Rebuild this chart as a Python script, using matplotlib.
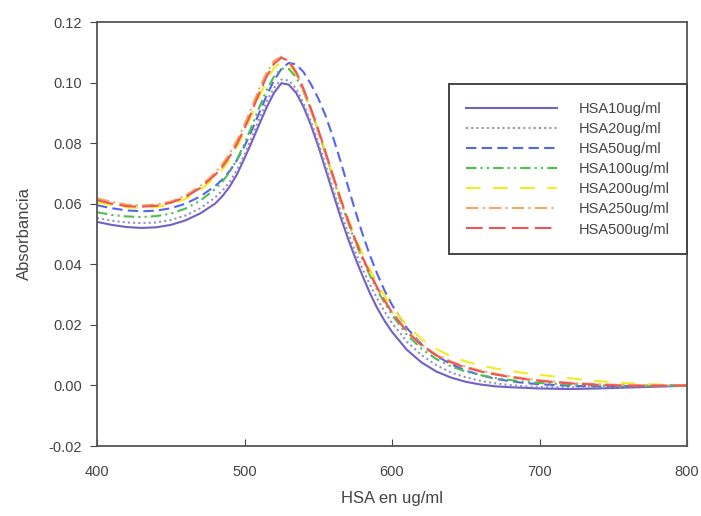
import matplotlib
matplotlib.use("Agg")
import matplotlib.pyplot as plt

plt.rcParams['font.family'] = ['Liberation Sans', 'DejaVu Sans']

wavelength = [400, 410, 420, 430, 440, 450, 460, 470, 480, 485, 490, 495, 500, 505, 510,
              515, 520, 525, 530, 535, 540, 545, 550, 555, 560, 565, 570, 575, 580, 585,
              590, 595, 600, 610, 620, 630, 640, 650, 660, 670, 680, 690, 700, 720, 740,
              760, 780, 800]

hsa10 = [0.0540, 0.0530, 0.0523, 0.0520, 0.0522, 0.0530, 0.0545, 0.0568, 0.0600, 0.0625,
         0.0657, 0.0698, 0.0750, 0.0805, 0.0862, 0.0918, 0.0966, 0.0998, 0.0993, 0.0966,
         0.0920, 0.0860, 0.0790, 0.0713, 0.0635, 0.0558, 0.0487, 0.0422, 0.0362, 0.0305,
         0.0255, 0.0213, 0.0177, 0.0118, 0.0076, 0.0046, 0.0026, 0.0012, 0.0003, -0.0003,
         -0.0006, -0.0008, -0.0010, -0.0012, -0.0010, -0.0007, -0.0004, -0.0001]

hsa20 = [0.0553, 0.0544, 0.0538, 0.0536, 0.0538, 0.0546, 0.0561, 0.0585, 0.0620, 0.0643,
         0.0672, 0.0712, 0.0762, 0.0820, 0.0880, 0.0937, 0.0983, 0.1010, 0.1007, 0.0980,
         0.0932, 0.0872, 0.0803, 0.0727, 0.0650, 0.0576, 0.0507, 0.0443, 0.0385, 0.0333,
         0.0286, 0.0244, 0.0206, 0.0145, 0.0100, 0.0067, 0.0043, 0.0027, 0.0015, 0.0007,
         0.0001, -0.0003, -0.0005, -0.0006, -0.0006, -0.0004, -0.0002, 0.0000]

hsa50 = [0.0595, 0.0585, 0.0578, 0.0575, 0.0577, 0.0585, 0.0600, 0.0624, 0.0658, 0.0680,
         0.0708, 0.0745, 0.0790, 0.0843, 0.0900, 0.0957, 0.1007, 0.1045, 0.1065, 0.1060,
         0.1035, 0.0995, 0.0948, 0.0890, 0.0820, 0.0742, 0.0660, 0.0578, 0.0500, 0.0430,
         0.0368, 0.0313, 0.0266, 0.0190, 0.0136, 0.0098, 0.0070, 0.0049, 0.0034, 0.0022,
         0.0014, 0.0008, 0.0004, -0.0001, -0.0003, -0.0002, -0.0001, 0.0000]

hsa100 = [0.0572, 0.0563, 0.0558, 0.0556, 0.0559, 0.0567, 0.0584, 0.0610, 0.0648, 0.0673,
          0.0705, 0.0747, 0.0798, 0.0857, 0.0918, 0.0975, 0.1020, 0.1046, 0.1045, 0.1018,
          0.0970, 0.0910, 0.0840, 0.0764, 0.0686, 0.0610, 0.0540, 0.0475, 0.0416, 0.0363,
          0.0315, 0.0272, 0.0233, 0.0168, 0.0121, 0.0087, 0.0063, 0.0046, 0.0034, 0.0025,
          0.0018, 0.0012, 0.0008, 0.0003, 0.0000, -0.0001, -0.0001, 0.0000]

hsa200 = [0.0605, 0.0595, 0.0588, 0.0586, 0.0589, 0.0598, 0.0616, 0.0645, 0.0686, 0.0713,
          0.0746, 0.0788, 0.0838, 0.0895, 0.0953, 0.1006, 0.1048, 0.1070, 0.1062, 0.1028,
          0.0975, 0.0912, 0.0843, 0.0770, 0.0695, 0.0622, 0.0554, 0.0491, 0.0434, 0.0383,
          0.0337, 0.0296, 0.0259, 0.0198, 0.0153, 0.0120, 0.0096, 0.0079, 0.0066, 0.0056,
          0.0048, 0.0041, 0.0035, 0.0024, 0.0014, 0.0007, 0.0003, 0.0000]

hsa250 = [0.0618, 0.0606, 0.0597, 0.0594, 0.0597, 0.0607, 0.0627, 0.0658, 0.0702, 0.0731,
          0.0766, 0.0810, 0.0862, 0.0920, 0.0980, 0.1033, 0.1072, 0.1085, 0.1070, 0.1030,
          0.0973, 0.0907, 0.0837, 0.0762, 0.0686, 0.0612, 0.0543, 0.0479, 0.0421, 0.0369,
          0.0322, 0.0280, 0.0242, 0.0180, 0.0135, 0.0102, 0.0079, 0.0062, 0.0049, 0.0039,
          0.0030, 0.0023, 0.0017, 0.0009, 0.0004, 0.0001, 0.0000, 0.0000]

hsa500 = [0.0612, 0.0600, 0.0592, 0.0590, 0.0593, 0.0603, 0.0622, 0.0652, 0.0695, 0.0722,
          0.0756, 0.0798, 0.0848, 0.0905, 0.0965, 0.1020, 0.1062, 0.1082, 0.1072, 0.1035,
          0.0980, 0.0915, 0.0845, 0.0770, 0.0693, 0.0618, 0.0548, 0.0483, 0.0424, 0.0371,
          0.0323, 0.0280, 0.0241, 0.0178, 0.0132, 0.0099, 0.0076, 0.0059, 0.0046, 0.0036,
          0.0028, 0.0021, 0.0015, 0.0007, 0.0002, -0.0001, -0.0001, 0.0000]

labels = ["HSA10ug/ml", "HSA20ug/ml", "HSA50ug/ml", "HSA100ug/ml",
          "HSA200ug/ml", "HSA250ug/ml", "HSA500ug/ml"]
series = [hsa10, hsa20, hsa50, hsa100, hsa200, hsa250, hsa500]
colors = ["#7260c4", "#9490c8", "#5566ee", "#4cc04c", "#eeee22", "#f2a860", "#f05555"]
dashes = [None, (1, 1.5), (5, 2.5), (5, 2, 1, 2, 1, 2), (7, 6), (6, 2, 1, 2), (8, 3)]
xticks = [400, 500, 600, 700, 800]
yticks = [-0.02, 0.00, 0.02, 0.04, 0.06, 0.08, 0.10, 0.12]

fig = plt.figure(figsize=(7.01, 5.16), dpi=100)
ax = fig.add_axes([97/701, 70/516, 590/701, 424/516])

for y, lab, c, d in zip(series, labels, colors, dashes):
    line, = ax.plot(wavelength, y, color=c, lw=1.5, label=lab)
    if d is not None:
        line.set_dashes(d)

ax.set_xlim(400, 800)
ax.set_ylim(-0.02, 0.12)
ax.set_xticks(xticks)
ax.set_yticks(yticks)
ax.set_yticklabels([f"{v:.2f}" for v in yticks])
ax.tick_params(axis='x', direction='in', length=5, pad=14, labelsize=10.5, colors='#444444')
ax.tick_params(axis='y', direction='out', length=5, pad=6, labelsize=10.5, colors='#444444')
for s in ax.spines.values():
    s.set_color('#555555')
    s.set_linewidth(1.3)

ax.set_xlabel("HSA en ug/ml", fontsize=12, color='#444444', labelpad=8)
ax.set_ylabel("Absorbancia", fontsize=12, color='#444444', labelpad=12)

leg = ax.legend(loc='upper right', bbox_to_anchor=(1.0, 0.853), fontsize=10.5,
                handlelength=6.2, handletextpad=1.5, labelspacing=0.42,
                borderpad=1.2, borderaxespad=0, fancybox=False, framealpha=1,
                edgecolor='#444444')
leg.get_frame().set_linewidth(1.4)
for t in leg.get_texts():
    t.set_color('#444444')

fig.savefig("out.png", dpi=100)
————
Exactly as written, please give again the lines from the beginning of the listing through the line containing "plt.rcParams['font.family'] = ['Liberation", inclusive, without any pictures.

Rebuild this chart as a Python script, using matplotlib.
import matplotlib
matplotlib.use("Agg")
import matplotlib.pyplot as plt

plt.rcParams['font.family'] = ['Liberation Sans', 'DejaVu Sans']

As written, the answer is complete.